Shares of this leading luxury retailer in the home furnishing space have advanced 59.7% year to date, faring much better than the Zacks Retail - Home Furnishings industry’s 50.1% rally. Although rising raw material and freight prices are concerns, RH has been showing strong execution, given strength in the multi-channel platform and membership model. The price performance was also backed by the company’s robust earnings surprise history, having surpassed the Zacks Consensus Estimate in all the trailing 14 quarters.

Let’s take a look at the factors supporting growth of this Zacks Rank #3 (Hold) company. You can see the complete list of today’s Zacks #1 Rank (Strong Buy) stocks here.

Major Growth Drivers

Focus on Margin Expansion: RH expects persistent improvement in operating margins as a result of its focus on a number of strategic initiatives going forward that include: (i) occupancy leverage that it expects to gain from real estate transformation (ii) product margin expansion as it continues to drive full price selling in core business and (iii) cost savings from improvements of operating platform and organizational structure.

For first-quarter fiscal 2021, adjusted gross margin expanded 550 basis points (bps) to 47.3%. Adjusted operating margin also expanded a notable 1,260 bps year over year to 22.6%. Adjusted EBITDA margin expanded 1,050 bps year over year to 26.5%.

Improving Industry Backdrop: Booming real estate activity in second home markets, an accelerated shift of families to larger suburban homes and an uptick in homebuilding should drive increased spending in the markets served by RH. The company has been benefiting from a favorable housing backdrop, solid repair & remodeling activities as well as growth initiatives.

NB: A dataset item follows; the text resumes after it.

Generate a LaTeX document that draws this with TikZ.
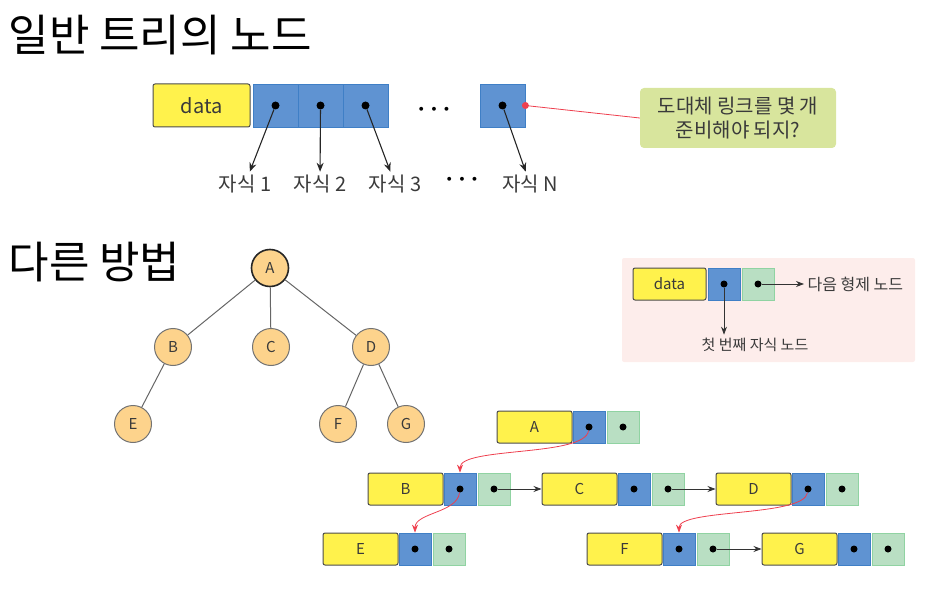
\documentclass[tikz,border=0pt]{standalone}
\usepackage{fontspec}
\setmainfont{Noto Sans CJK KR}
\usetikzlibrary{arrows.meta}

\definecolor{cellyellow}{HTML}{FFF24C}
\definecolor{cellblue}{HTML}{5F93D2}
\definecolor{cellblueline}{HTML}{3F7FC6}
\definecolor{cellgreen}{HTML}{B9DFC3}
\definecolor{cellgreenline}{HTML}{90D3A2}
\definecolor{treeorange}{HTML}{FDD38C}
\definecolor{calloutgreen}{HTML}{D8E59D}
\definecolor{legendpink}{HTML}{FDEDEB}
\definecolor{linkred}{HTML}{EE3F4E}
\definecolor{inktext}{HTML}{3A3A3A}

\begin{document}
\begin{tikzpicture}[x=1pt,y=-1pt,
	datacell/.style={draw=black!70, fill=cellyellow, rounded corners=2pt, line width=1pt, text=inktext, inner sep=0pt},
	linkcell/.style={draw=cellblueline, fill=cellblue, line width=0.8pt, inner sep=0pt},
	sibcell/.style={draw=cellgreenline, fill=cellgreen, line width=0.8pt, inner sep=0pt},
	ptr/.style={circle, fill=black, inner sep=0pt, minimum size=7pt},
	tnode/.style={circle, draw=black!55, fill=treeorange, line width=1pt, minimum size=37pt, inner sep=0pt, text=inktext, font=\fontsize{15}{15}\selectfont},
	tedge/.style={draw=black!60, line width=1pt},
	dots/.style={font=\fontsize{26}{26}\selectfont\boldmath},
	arr/.style={-{Stealth[length=9pt,width=7pt]}, line width=1.1pt, black!85},
	sibarr/.style={-{Stealth[length=8pt,width=6pt]}, line width=0.8pt, black!80},
	childarr/.style={-{Stealth[length=8pt,width=6pt]}, line width=0.8pt, linkred}]
\useasboundingbox (0,0) rectangle (940,615);

% titles
\node[anchor=west, font=\fontsize{44}{48}\selectfont] (title1) at (5,35) {일반 트리의 노드};
\node[anchor=west, font=\fontsize{44}{48}\selectfont] (title2) at (5,262) {다른 방법};

% general tree node
\node[datacell, minimum width=97, minimum height=43, font=\fontsize{20}{20}\selectfont] (gdata) at (201.5,105.5) {data};
\foreach \i/\x in {1/275.5, 2/320.5, 3/365.5, N/502.5} {
	\node[linkcell, minimum width=45, minimum height=43] (gl\i) at (\x,105.5) {};
	\node[ptr, minimum size=8pt] (gp\i) at (gl\i) {};
}
\node[dots] (gdots) at (434,110) {$\cdots$};
\foreach \i/\x in {1/245, 2/320, 3/395, N/530}
	\node[font=\fontsize{20}{20}\selectfont, text=inktext, inner sep=3pt] (gk\i) at (\x,184) {자식 \i};
\node[dots] (gkdots) at (462,180) {$\cdots$};
\foreach \i in {1,2,3,N}
	\draw[arr] (gp\i) -- (gk\i);

\node[fill=calloutgreen, rounded corners=4pt, minimum width=196, minimum height=60, align=center, text=inktext, font=\fontsize{20}{24}\selectfont] (ask) at (738,118) {도대체 링크를 몇 개\\준비해야 되지?};
\draw[linkred, line width=0.8pt] (glN.east) -- (ask.west);
\fill[linkred] (glN.east) circle (3.5pt);

% tree
\node[tnode, draw=black!85, line width=1.6pt] (A) at (270,268) {A};
\node[tnode] (B) at (173,347) {B};
\node[tnode] (C) at (271,347) {C};
\node[tnode] (D) at (371,347) {D};
\node[tnode] (E) at (133,424) {E};
\node[tnode] (F) at (338,424) {F};
\node[tnode] (G) at (406,424) {G};
\foreach \a/\b in {A/B, A/C, A/D, B/E, D/F, D/G}
	\draw[tedge] (\a) -- (\b);

% legend
\node[fill=legendpink, rounded corners=2pt, minimum width=293, minimum height=104] (legend) at (768.5,310) {};
\node[datacell, minimum width=73, minimum height=32, font=\fontsize{15}{15}\selectfont] (ldata) at (669.5,284) {data};
\node[linkcell, minimum size=32] (llink) at (724,284) {};
\node[sibcell, minimum size=32] (lsib) at (758,284) {};
\node[ptr] (lp1) at (llink) {};
\node[ptr] (lp2) at (lsib) {};
\node[anchor=west, text=inktext, font=\fontsize{16}{16}\selectfont] (lnext) at (804,284) {다음 형제 노드};
\node[text=inktext, font=\fontsize{15}{15}\selectfont] (lfirst) at (755,345) {첫 번째 자식 노드};
\draw[sibarr] (lp2) -- (lnext.west);
\draw[sibarr] (lp1) -- (lp1 |- lfirst.north);

% child-sibling nodes
\foreach \n/\l/\h in {A/497/427, B/368/489, C/542/489, D/716/489, E/323/549, F/587/549, G/762/549} {
	\node[datacell, minimum width=75, minimum height=32, font=\fontsize{15}{15}\selectfont] (y\n) at (\l+37.5,\h) {\n};
	\node[linkcell, minimum size=32] (b\n) at (\l+92,\h) {};
	\node[sibcell, minimum size=32] (g\n) at (\l+126,\h) {};
	\node[ptr] (pb\n) at (b\n) {};
	\node[ptr] (pg\n) at (g\n) {};
}
\draw[sibarr] (pgB) -- (yC);
\draw[sibarr] (pgC) -- (yD);
\draw[sibarr] (pgF) -- (yG);
\draw[childarr] (pbA) .. controls +(-4,30) and +(0,-26) .. (bB.north);
\draw[childarr] (pbB) .. controls +(-3,24) and +(0,-20) .. (bE.north);
\draw[childarr] (pbD) .. controls +(-4,28) and +(0,-24) .. (bF.north);

\end{tikzpicture}
\end{document}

Net revenues of $860.8 million for the last reported quarter improved a notable 78% year over year.

Solid Prospects: The company has solid prospects, as is evident from the Zacks Consensus Estimate for fiscal 2021 earnings of $22.88 per share, which indicates 28.3% year-over-year growth. RH is a great pick in terms of value investment, supported by a Growth Score of A.

Also, it has a solid VGM Score of B. Our VGM Score identifies stocks that have the most attractive value, growth and momentum characteristics.

Upbeat 2021 View: Solid housing and renovation market momentum, a record stock market, low interest rates, reopening of several large parts of the economy combined with the recent acceleration in RH demand trends are expected to contribute to the company’s full-year results.

Backed by solid business trends, RH expects fiscal 2021 revenues to grow 25-30%. Adjusted operating margin is anticipated within 23.5-24.3%, indicating growth of 170-250 bps from the year-ago figure of 21.8%. ROIC is expected in excess of 60% for fiscal 2021.

For the fiscal second quarter, it expects revenue growth in the range of 35-37% and adjusted operating margin within 25.9-26.1%.

Superior ROE: RH has a very strong return on equity (ROE) that is indicative of its growth potential. The company’s ROE currently stands at 156.9%. This compares favorably with ROE of 36.4% for the industry it belongs to. This indicates efficiency in using shareholders’ funds and its ability to generate profit with minimum capital usage.

Concerns

Rising raw materials costs and freight expenses are growing concerns for RH as well as other companies like Tempur Sealy International and Williams-Sonoma in the same industry. Delay in manufacturing, low inventory and supply chain disruptions are near-term headwinds.